■ YOUR TASK ■
Please report every line from the material that contains the word "matplotlib".

....................

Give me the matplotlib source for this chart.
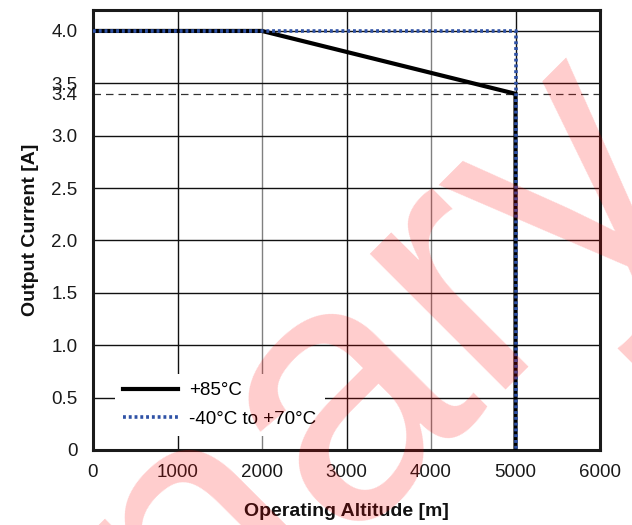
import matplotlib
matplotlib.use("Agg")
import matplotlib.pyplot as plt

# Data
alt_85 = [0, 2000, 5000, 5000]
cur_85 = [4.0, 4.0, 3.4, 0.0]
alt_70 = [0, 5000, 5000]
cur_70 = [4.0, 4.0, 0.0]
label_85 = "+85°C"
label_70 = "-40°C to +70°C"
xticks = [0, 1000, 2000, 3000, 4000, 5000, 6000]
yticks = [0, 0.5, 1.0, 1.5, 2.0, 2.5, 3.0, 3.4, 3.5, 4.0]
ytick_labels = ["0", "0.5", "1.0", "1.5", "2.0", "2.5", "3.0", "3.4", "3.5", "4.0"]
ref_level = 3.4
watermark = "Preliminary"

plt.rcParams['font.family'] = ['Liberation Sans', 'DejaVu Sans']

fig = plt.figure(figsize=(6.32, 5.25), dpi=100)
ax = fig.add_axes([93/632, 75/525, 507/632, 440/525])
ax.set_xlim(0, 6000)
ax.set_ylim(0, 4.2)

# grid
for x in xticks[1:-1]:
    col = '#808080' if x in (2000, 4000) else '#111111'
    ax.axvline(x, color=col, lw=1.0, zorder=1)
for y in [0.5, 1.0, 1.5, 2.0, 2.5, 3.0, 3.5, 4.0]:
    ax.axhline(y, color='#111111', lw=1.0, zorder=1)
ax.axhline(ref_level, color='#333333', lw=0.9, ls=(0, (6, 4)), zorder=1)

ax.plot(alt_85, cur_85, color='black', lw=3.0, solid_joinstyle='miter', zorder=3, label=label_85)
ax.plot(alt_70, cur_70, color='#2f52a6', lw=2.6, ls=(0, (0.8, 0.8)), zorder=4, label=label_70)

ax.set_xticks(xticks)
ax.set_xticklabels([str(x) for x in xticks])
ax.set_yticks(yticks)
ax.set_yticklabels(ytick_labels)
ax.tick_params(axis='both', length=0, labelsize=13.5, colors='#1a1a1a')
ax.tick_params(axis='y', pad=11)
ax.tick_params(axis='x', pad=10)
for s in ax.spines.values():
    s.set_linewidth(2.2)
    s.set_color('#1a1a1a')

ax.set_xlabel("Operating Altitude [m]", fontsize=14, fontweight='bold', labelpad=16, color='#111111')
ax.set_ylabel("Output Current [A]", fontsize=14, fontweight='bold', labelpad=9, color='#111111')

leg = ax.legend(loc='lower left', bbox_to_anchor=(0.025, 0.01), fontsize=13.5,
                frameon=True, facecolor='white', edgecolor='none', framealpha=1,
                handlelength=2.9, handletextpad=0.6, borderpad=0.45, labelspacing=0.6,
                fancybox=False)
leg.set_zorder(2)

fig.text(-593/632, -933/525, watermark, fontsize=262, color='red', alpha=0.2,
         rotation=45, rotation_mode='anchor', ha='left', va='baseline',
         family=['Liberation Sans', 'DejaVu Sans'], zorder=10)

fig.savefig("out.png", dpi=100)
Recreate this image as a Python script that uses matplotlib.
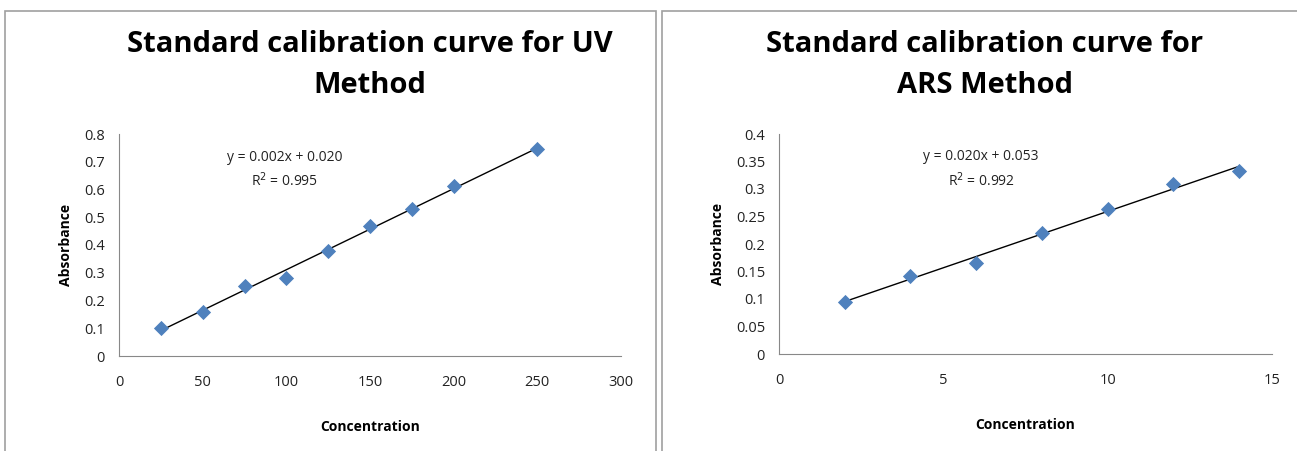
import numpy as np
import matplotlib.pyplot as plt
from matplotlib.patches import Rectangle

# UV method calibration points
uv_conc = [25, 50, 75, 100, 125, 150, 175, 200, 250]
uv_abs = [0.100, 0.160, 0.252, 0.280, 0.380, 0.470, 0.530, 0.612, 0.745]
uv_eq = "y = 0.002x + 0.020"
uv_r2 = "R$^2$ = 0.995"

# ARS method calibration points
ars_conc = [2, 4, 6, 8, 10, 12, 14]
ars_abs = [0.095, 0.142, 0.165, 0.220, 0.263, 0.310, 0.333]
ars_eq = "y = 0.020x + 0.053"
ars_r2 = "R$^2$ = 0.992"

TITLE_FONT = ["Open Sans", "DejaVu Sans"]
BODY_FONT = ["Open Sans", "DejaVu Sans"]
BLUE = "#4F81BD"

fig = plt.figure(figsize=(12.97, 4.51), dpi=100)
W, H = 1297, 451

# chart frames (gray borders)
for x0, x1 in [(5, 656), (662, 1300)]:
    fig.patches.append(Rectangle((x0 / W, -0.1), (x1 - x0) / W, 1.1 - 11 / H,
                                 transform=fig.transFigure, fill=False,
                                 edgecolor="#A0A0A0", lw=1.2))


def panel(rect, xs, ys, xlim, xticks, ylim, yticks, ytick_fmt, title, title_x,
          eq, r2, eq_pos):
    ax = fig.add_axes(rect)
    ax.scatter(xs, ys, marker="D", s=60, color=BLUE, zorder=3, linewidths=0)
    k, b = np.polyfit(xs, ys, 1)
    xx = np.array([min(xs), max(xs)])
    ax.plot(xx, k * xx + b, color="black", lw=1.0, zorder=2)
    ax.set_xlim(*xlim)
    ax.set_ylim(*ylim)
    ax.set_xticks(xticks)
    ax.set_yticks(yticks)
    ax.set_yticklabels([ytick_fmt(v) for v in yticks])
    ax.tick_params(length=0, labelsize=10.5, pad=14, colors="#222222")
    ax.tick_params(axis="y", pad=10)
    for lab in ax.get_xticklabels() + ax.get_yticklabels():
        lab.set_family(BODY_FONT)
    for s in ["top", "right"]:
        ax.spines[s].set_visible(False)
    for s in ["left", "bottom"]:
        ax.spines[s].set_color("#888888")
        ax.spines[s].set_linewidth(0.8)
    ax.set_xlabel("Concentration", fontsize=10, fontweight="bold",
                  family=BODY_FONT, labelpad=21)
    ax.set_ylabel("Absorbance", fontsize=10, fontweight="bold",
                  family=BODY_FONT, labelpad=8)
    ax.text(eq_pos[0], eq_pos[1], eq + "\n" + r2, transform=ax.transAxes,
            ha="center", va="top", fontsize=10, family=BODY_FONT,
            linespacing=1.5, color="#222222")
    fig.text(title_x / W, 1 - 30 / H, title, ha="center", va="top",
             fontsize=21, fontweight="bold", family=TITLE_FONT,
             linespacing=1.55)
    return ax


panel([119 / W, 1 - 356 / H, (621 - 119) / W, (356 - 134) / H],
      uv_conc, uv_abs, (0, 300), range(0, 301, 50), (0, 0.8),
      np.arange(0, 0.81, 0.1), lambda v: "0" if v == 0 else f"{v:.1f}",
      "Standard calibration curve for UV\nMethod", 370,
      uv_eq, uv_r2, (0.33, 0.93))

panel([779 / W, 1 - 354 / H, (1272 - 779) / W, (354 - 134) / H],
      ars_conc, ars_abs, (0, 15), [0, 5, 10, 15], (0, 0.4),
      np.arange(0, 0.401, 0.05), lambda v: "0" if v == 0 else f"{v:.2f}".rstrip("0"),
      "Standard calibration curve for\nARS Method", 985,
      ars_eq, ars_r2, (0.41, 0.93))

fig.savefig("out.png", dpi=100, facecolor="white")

....................

■ EXERCISE SOLUTION ■
Give me the matplotlib source for this chart.
import matplotlib
matplotlib.use("Agg")
import matplotlib.pyplot as plt
Recreate this image as a Python script that uses matplotlib.
import matplotlib.pyplot as plt
from matplotlib.patches import Rectangle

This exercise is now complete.